田舎暮らしを本当に豊かにするものは、自然とのつながりを大切にして、そのつながりを実感する生き方ではないだろうか。何をどう感じて生きているかということだろう。
しかし。心は、なかなか裸にならない。それは、常に先入観というものが私たちにはあるからだ。「裸の心」というのは、難しいらしい。
先入観を持たずに体験するにはどうしたら良いだろうか。それには、五感で感じることだ。五感を使って直接、「心で感じる」ことだ。自然に、直接触れることだ。肌で、目で、鼻で、耳で、そして舌で。それが、先入観のない裸の心で感じるということだ。
私たちが「自分で判断した」と思っていることも、実は脳の経験則が事前に用意している答えに過ぎないという。もし、里山の暮らしを貧しいとか、大変だとか、思う人がいたとしたら、貧しくて大変な経験しかないのか、本当の里山体験をしていないのだろう。里山に暮らすお年寄りは、貧しさを微塵も感じているようには見えない。きっと素直な子ども時代から豊かな経験をしてきたのだろう。
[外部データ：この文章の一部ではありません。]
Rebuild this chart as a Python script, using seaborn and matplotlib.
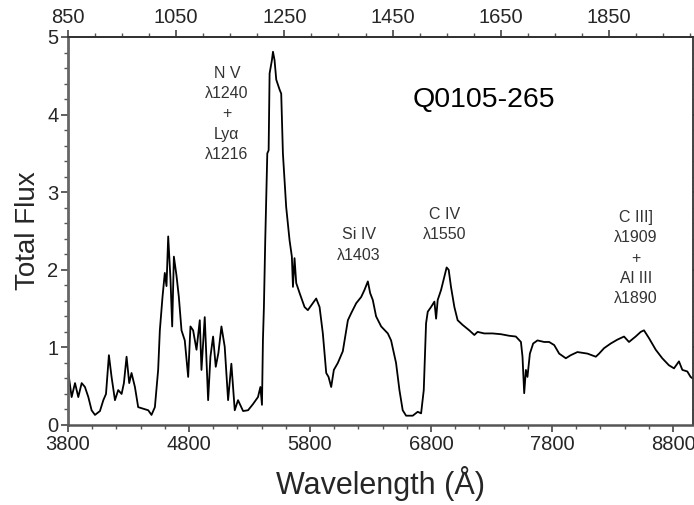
import numpy as np
import pandas as pd
import matplotlib
matplotlib.use("Agg")
import matplotlib.pyplot as plt
from matplotlib.ticker import MultipleLocator
import seaborn as sns

wavelength = [
    3803, 3830, 3858, 3885, 3913, 3940, 3968, 3995, 4023, 4064, 4092, 4114, 4138, 4160,
    4188, 4215, 4243, 4262, 4284, 4306, 4325, 4353, 4380, 4422, 4463, 4490, 4518, 4545,
    4559, 4581, 4600, 4614, 4628, 4647, 4661, 4675, 4697, 4716, 4738, 4765, 4793, 4812,
    4834, 4862, 4889, 4903, 4930, 4958, 4977, 4999, 5021, 5043, 5068, 5095, 5123, 5150,
    5178, 5205, 5247, 5288, 5329, 5370, 5390, 5403, 5411, 5419, 5430, 5447, 5458, 5466,
    5485, 5494, 5507, 5521, 5549, 5562, 5576, 5603, 5631, 5650, 5659, 5672, 5686, 5714,
    5755, 5782, 5824, 5851, 5879, 5906, 5934, 5953, 5975, 5997, 6030, 6071, 6113, 6140,
    6182, 6223, 6250, 6278, 6297, 6319, 6346, 6388, 6443, 6470, 6511, 6539, 6566, 6594,
    6649, 6690, 6718, 6740, 6759, 6773, 6800, 6828, 6842, 6855, 6883, 6910, 6929, 6946,
    6965, 6993, 7020, 7061, 7116, 7158, 7185, 7240, 7309, 7378, 7446, 7501, 7543, 7556,
    7570, 7584, 7597, 7617, 7644, 7680, 7735, 7776, 7818, 7859, 7914, 7955, 8010, 8093,
    8162, 8189, 8230, 8285, 8340, 8395, 8436, 8491, 8533, 8560, 8601, 8657, 8711, 8766,
    8808, 8849, 8877, 8918, 8945, 8962,
]
flux = [
    0.67, 0.36, 0.54, 0.36, 0.54, 0.49, 0.36, 0.19, 0.13, 0.18, 0.32, 0.40, 0.90, 0.62,
    0.32, 0.45, 0.40, 0.54, 0.88, 0.54, 0.67, 0.49, 0.23, 0.21, 0.19, 0.13, 0.23, 0.71,
    1.22, 1.65, 1.96, 1.79, 2.43, 1.88, 1.27, 2.17, 1.92, 1.65, 1.22, 1.09, 0.62, 1.27,
    1.22, 0.97, 1.35, 0.71, 1.39, 0.32, 0.88, 1.14, 0.75, 0.93, 1.27, 1.01, 0.32, 0.79,
    0.19, 0.32, 0.18, 0.19, 0.27, 0.36, 0.49, 0.26, 1.10, 1.52, 2.38, 3.50, 3.54, 4.53,
    4.70, 4.81, 4.70, 4.45, 4.32, 4.27, 3.50, 2.81, 2.38, 2.17, 1.78, 2.15, 1.83, 1.70,
    1.52, 1.48, 1.57, 1.63, 1.52, 1.18, 0.67, 0.62, 0.49, 0.71, 0.80, 0.95, 1.35, 1.44,
    1.57, 1.65, 1.74, 1.85, 1.70, 1.61, 1.40, 1.27, 1.18, 1.09, 0.80, 0.45, 0.19, 0.12,
    0.12, 0.17, 0.15, 0.45, 1.31, 1.46, 1.52, 1.59, 1.37, 1.61, 1.74, 1.91, 2.03, 2.00,
    1.78, 1.52, 1.35, 1.29, 1.22, 1.16, 1.20, 1.18, 1.18, 1.17, 1.15, 1.14, 1.07, 0.88,
    0.41, 0.71, 0.62, 0.92, 1.05, 1.09, 1.07, 1.07, 1.03, 0.92, 0.86, 0.90, 0.94, 0.92,
    0.88, 0.92, 0.99, 1.05, 1.10, 1.14, 1.07, 1.14, 1.20, 1.22, 1.12, 0.97, 0.86, 0.77,
    0.73, 0.82, 0.71, 0.69, 0.62, 0.60,
]

bottom_ticks = [3800, 4800, 5800, 6800, 7800, 8800]
top_ticks = [850, 1050, 1250, 1450, 1650, 1850]
one_plus_z = 3800 / 850

line_labels = ["N V\nλ1240\n+\nLyα\nλ1216", "Si IV\nλ1403", "C IV\nλ1550",
               "C III]\nλ1909\n+\nAl III\nλ1890"]
label_x = [5112, 6201, 6910, 8494]
label_y = [4.01, 2.32, 2.58, 2.15]
object_name = "Q0105-265"

sns.set_style("ticks")
plt.rcParams["font.family"] = ["Liberation Sans", "DejaVu Sans"]

df = pd.DataFrame({"wavelength": wavelength, "flux": flux})

fig = plt.figure(figsize=(6.94, 5.05), dpi=100)
ax = fig.add_axes([68 / 694, 1 - 425 / 505, 625 / 694, 388 / 505])
sns.lineplot(data=df, x="wavelength", y="flux", color="black", linewidth=1.3, ax=ax)

ax.set_xlim(3800, 8965)
ax.set_ylim(0, 5)
ax.set_xticks(bottom_ticks)
ax.xaxis.set_minor_locator(MultipleLocator(200))
ax.set_yticks([0, 1, 2, 3, 4, 5])
ax.yaxis.set_minor_locator(MultipleLocator(0.2))
ax.tick_params(axis="both", which="major", labelsize=14.5, length=5, width=1.2,
               color="#444444", direction="out", pad=2)
ax.tick_params(axis="both", which="minor", length=3, width=1.0, color="#555555",
               direction="out")
ax.tick_params(axis="y", which="both", right=True)
for s in ax.spines.values():
    s.set_visible(True)
    s.set_linewidth(1.3)
    s.set_color("#333333")
ax.spines["left"].set_color("#666666")
ax.spines["left"].set_linewidth(2.0)
ax.spines["bottom"].set_color("#555555")
ax.spines["bottom"].set_linewidth(1.8)

ax.set_xlabel("Wavelength (Å)", fontsize=22, labelpad=9)
ax.set_ylabel("Total Flux", fontsize=20, labelpad=4)

sec = ax.secondary_xaxis("top", functions=(lambda w: w / one_plus_z, lambda r: r * one_plus_z))
sec.set_xticks(top_ticks)
sec.xaxis.set_minor_locator(MultipleLocator(50))
sec.tick_params(which="major", labelsize=14.5, length=5, width=1.2, color="#444444", pad=2)
sec.tick_params(which="minor", length=3, width=1.0, color="#555555")
sec.spines["top"].set_linewidth(1.3)

for txt, x, y in zip(line_labels, label_x, label_y):
    ax.text(x, y, txt, ha="center", va="center", fontsize=11.5, color="#333333",
            linespacing=1.45)
ax.text(7240, 4.19, object_name, ha="center", va="center", fontsize=20.5, color="black")

fig.savefig("out.png", dpi=100)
里山の暮らしを豊かだと思うのも、実は経験則からくる先入観に過ぎないのかもしれない。五感で感じたことを「いいなぁ。素敵だなぁ。」と思う体験を繰り返した先に生まれる想いだからだ。都会の暮らしを豊かだと思う人からしたら、それは客観的な「豊かさ」を示す指標もない「錯覚」とでも言いたくなるようなことばかりかもしれない。でも田舎暮らしの豊かさが都会の豊かさと違うのは、ストレスがないことだ。心が疲れてくることがない。それは裸の心が本当に「いいなぁ、素敵だなぁ」と感じているからだろう。
思い返せば、私の暮らしは、その「いいなぁ。素敵だなぁ。」と思うことの繰り返しだ。お陰で、里山の風景を眺めているだけで、ふと「幸せだなぁ。」などと思ってしまう。私の脳がたくさんの経験からそう思うようになっている。
私は、どんなことに出逢い、どんな経験を重ねてきたのだろうか。思い返して、それを心で反芻することで、さらに里山の暮らしに満足を覚える経験則が深まっていくのかもしれない。
私の体験を思い出していくことにしよう。